Component firmware cyberattacks are certainly on the increase. Hands referred to the hacking of Jeep vehicles, which led to parent company Fiat Chrysler recalling almost 1.4 million vehicles, and the Mirai botnet attack that hacked an army of internet of things (IoT) devices and used them to launch a huge distributed denial of service (DDoS) attack. The risks of security concerns — such as equipment hijacking, design theft, data corruption and theft, counterfeiting and overbuilding — still loom large, he said.
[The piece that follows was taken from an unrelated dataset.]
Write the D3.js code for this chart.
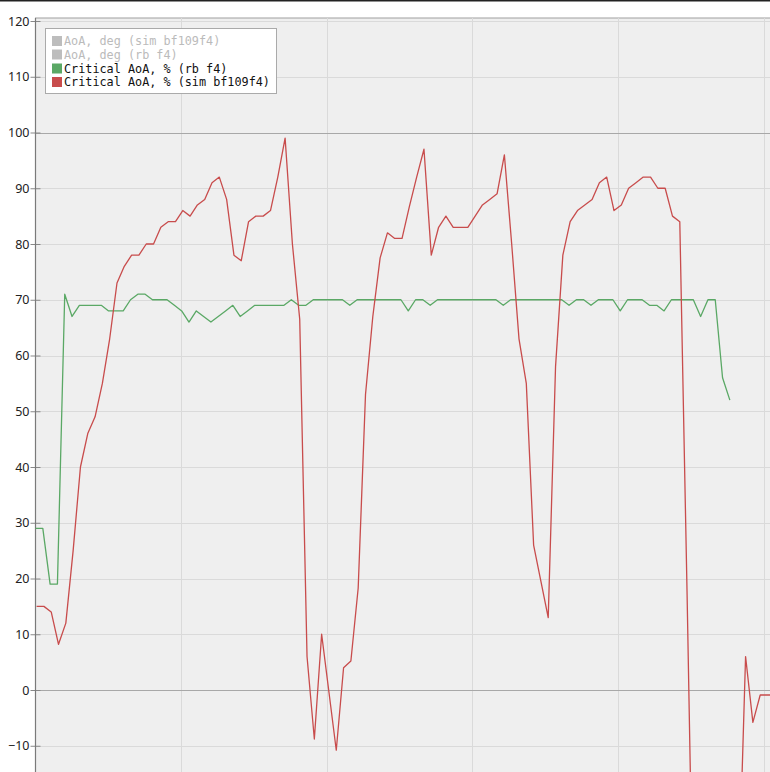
<!DOCTYPE html>
<html>
<head>
<meta charset="utf-8">
<script src="https://cdn.jsdelivr.net/npm/d3@7"></script>
<style>
  html, body { margin: 0; padding: 0; background: #ffffff; }
  svg { display: block; }
</style>
</head>
<body>
<svg id="chart" width="770" height="772"></svg>
<script>
// ---- data ----
const seriesNames = [
  "AoA, deg (sim bf109f4)",
  "AoA, deg (rb f4)",
  "Critical AoA, % (rb f4)",
  "Critical AoA, % (sim bf109f4)"
];
const seriesVisible = [false, false, true, true];

// sample period and start times (time units)
const sampleDt = 1.004;
const greenStart = 0;
const redStart = 0.15;

const criticalAoaRb = [
  29, 29, 19, 19, 71, 67, 69, 69, 69, 69,
  68, 68, 68, 70, 71, 71, 70, 70, 70, 69,
  68, 66, 68, 67, 66, 67, 68, 69, 67, 68,
  69, 69, 69, 69, 69, 70, 69, 69, 70, 70,
  70, 70, 70, 69, 70, 70, 70, 70, 70, 70,
  70, 68, 70, 70, 69, 70, 70, 70, 70, 70,
  70, 70, 70, 70, 69, 70, 70, 70, 70, 70,
  70, 70, 70, 69, 70, 70, 69, 70, 70, 70,
  68, 70, 70, 70, 69, 69, 68, 70, 70, 70,
  70, 67, 70, 70, 56, 52
];

const criticalAoaSim = [
  15, 15, 14, 8.2, 12, 25, 40, 46, 49, 55,
  63, 73, 76, 78, 78, 80, 80, 83, 84, 84,
  86, 85, 87, 88, 91, 92, 88, 78, 77, 84,
  85, 85, 86, 92, 99, 80, 66.5, 6, -8.8, 10,
  -0.4, -10.8, 4, 5.2, 18.3, 53, 67, 77.5, 82, 81,
  81, 86.7, 92, 97, 78, 83, 85, 83, 83, 83,
  85, 87, 88, 89, 96, 80, 63, 55, 26, 19.5,
  13, 58, 78, 84, 86, 87, 88, 91, 92, 86,
  87, 90, 91, 92, 92, 90, 90, 85, 84, 17,
  -55, -60, -62, -60, -55, -48, -38, 6, -5.8, -0.9,
  -0.9, -0.9
];

const yTicks = [-10, 0, 10, 20, 30, 40, 50, 60, 70, 80, 90, 100, 110, 120];
const xGridTicks = [20, 40, 60, 80, 100];
const emphasisLines = [0, 100];

const colors = ["#bdbdbd", "#bdbdbd", "#5aa865", "#c84c4c"];

// ---- layout ----
const W = 770, H = 772;
const plotLeft = 35.5, plotTop = 18;

const svg = d3.select("#chart");

const x = d3.scaleLinear().domain([0, 100]).range([plotLeft, plotLeft + 728]);
const y = d3.scaleLinear().domain([-20, 120]).range([801.5, 21]);

// top dark strip
svg.append("rect").attr("x", 0).attr("y", 0).attr("width", W).attr("height", 1.5).attr("fill", "#222");

// plot background
svg.append("rect")
  .attr("x", plotLeft).attr("y", plotTop)
  .attr("width", W - plotLeft + 10).attr("height", H - plotTop + 10)
  .attr("fill", "#efefef")
  .attr("stroke", "#a0a0a0").attr("stroke-width", 1);

// horizontal grid
svg.append("g").selectAll("line")
  .data(yTicks.filter(d => !emphasisLines.includes(d)))
  .join("line")
  .attr("x1", plotLeft).attr("x2", W)
  .attr("y1", d => Math.round(y(d)) + 0.5).attr("y2", d => Math.round(y(d)) + 0.5)
  .attr("stroke", "#dadada").attr("stroke-width", 1);

// vertical grid
svg.append("g").selectAll("line")
  .data(xGridTicks)
  .join("line")
  .attr("x1", d => Math.round(x(d)) + 0.5).attr("x2", d => Math.round(x(d)) + 0.5)
  .attr("y1", plotTop).attr("y2", H)
  .attr("stroke", "#dadada").attr("stroke-width", 1);

// emphasis lines at 0 and 100
svg.append("g").selectAll("line")
  .data(emphasisLines)
  .join("line")
  .attr("x1", plotLeft).attr("x2", W)
  .attr("y1", d => Math.round(y(d)) + 0.5).attr("y2", d => Math.round(y(d)) + 0.5)
  .attr("stroke", "#a8a8a8").attr("stroke-width", 1.2);

// y axis
const yAxis = d3.axisLeft(y).tickValues(yTicks).tickSize(5).tickPadding(4).tickFormat(d3.format("d"));
const gy = svg.append("g").attr("transform", `translate(${plotLeft},0)`).call(yAxis);
gy.select(".domain").remove();
gy.selectAll(".tick line").attr("stroke", "#888").attr("x2", 5).attr("x1", -5);
gy.selectAll(".tick text")
  .attr("font-family", "'Noto Sans', 'Open Sans', sans-serif")
  .attr("font-size", 12.5)
  .attr("fill", "#222")
  .attr("x", -6);
svg.append("line")
  .attr("x1", plotLeft).attr("x2", plotLeft)
  .attr("y1", plotTop).attr("y2", H)
  .attr("stroke", "#7a7a7a").attr("stroke-width", 1.2);

// lines
const lineGen = d3.line().x(d => x(d.t)).y(d => y(d.v));
const greenData = criticalAoaRb.map((v, i) => ({ t: greenStart + i * sampleDt, v }));
const redData = criticalAoaSim.map((v, i) => ({ t: redStart + i * sampleDt, v }));

svg.append("path").datum(greenData)
  .attr("d", lineGen).attr("fill", "none")
  .attr("stroke", colors[2]).attr("stroke-width", 1.3).attr("stroke-linejoin", "round");
svg.append("path").datum(redData)
  .attr("d", lineGen).attr("fill", "none")
  .attr("stroke", colors[3]).attr("stroke-width", 1.3).attr("stroke-linejoin", "round");

// legend
const lg = svg.append("g");
lg.append("rect")
  .attr("x", 45.5).attr("y", 28.5).attr("width", 231).attr("height", 65)
  .attr("fill", "#ffffff").attr("stroke", "#aaaaaa").attr("stroke-width", 1);
const entryY = [41, 54.5, 68.5, 82];
seriesNames.forEach((name, i) => {
  lg.append("rect")
    .attr("x", 52).attr("y", entryY[i] - 5).attr("width", 10).attr("height", 10)
    .attr("fill", colors[i]);
  lg.append("text")
    .attr("x", 64).attr("y", entryY[i]).attr("dy", "0.35em")
    .attr("font-family", "'DejaVu Sans Mono', monospace")
    .attr("font-size", 11.8)
    .attr("fill", seriesVisible[i] ? "#111" : "#bbbbbb")
    .text(name);
});
</script>
</body>
</html>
The new Lattice device, designated MachXO3D, can be used as a hardware root of trust (RoT), a device that can always be trusted to operate as expected. RoT functions, such as verifying the device’s own code and configuration, must be implemented in secure hardware. By checking the security of each stage of power-up, RoT devices form the first link in a chain of trust that protects the entire system.
Since Lattice’s MachXO3 family is widely used to implement system control functions in server boards, telecommunications equipment, and industrial equipment, devices in this family are often the first component to be powered up, and the last to power down.
“A lot of critical infrastructure boards have a control PLD that manages resets, manages the sequencing of the power supplies as the system powers up, then it also manages system shutdown. This makes them the ideal place to put the RoT capability,” said Hands. “The MachXO3D is the first small control-oriented FPGA that’s been developed to be compliant with [NIST’s Platform Firmware Resiliency] guidelines. It’s compliant itself, as a chip, and it also enables our customers to build systems that are compliant with the guidelines.”
The MachXO3D has functionality to protect non-volatile memory through access control, cryptographically detect and prevent booting from malicious code, and recovers to the latest trusted firmware in case of corruption. Ports can be dynamically reconfigured to minimize any attack surface; and the instruction set and security scheme can be changed dynamically.
Additional security functions, such as the use of transport keys and secure erase packets, extend security throughout the supply chain and to the product’s end of life.